Lee also appears eager to implement the project, which he hopes will go down as one of his key achievements. During his visit to Russia in 2008, Lee agreed with Dmitry Medvedev, then Russian president, to a memorandum of understanding on a deal for South Korea to import at least 7.5 million tons of natural gas annually, about 20 percent of its demand, from Russia through a pipeline beginning in 2015.

North Korean leader Kim Jong-il made clear Pyongyang’s support for the project during his talks with Medvedev at a military camp in Siberia months before he died on Dec. 17. When he met with Lee again in St.
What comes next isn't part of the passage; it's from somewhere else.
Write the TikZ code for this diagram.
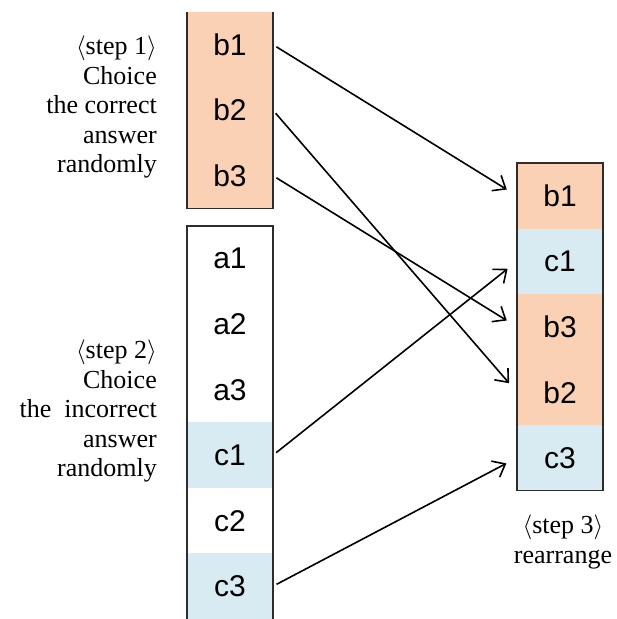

Petersburg in November, Medvedev tried to ease Seoul’s worries over the safe operation of the section of the pipeline that would pass through North Korea, pledging Moscow would take all the responsibility for any halt in gas shipments.

Putin is expected to step up efforts to forge a favorable environment for the scheme, probably assuming a mediating role in resolving the nuclear standoff with the North.

Both Seoul and Pyongyang seem poised to correspond to Putin’s initiatives as they have their own needs to boost ties with Moscow to increase leverage with or reduce reliance on China and the U.S.

Seoul officials, especially diplomatic strategists in the next administration to be inaugurated in February, must do their best to make the most of the room for maneuver offered by Russia.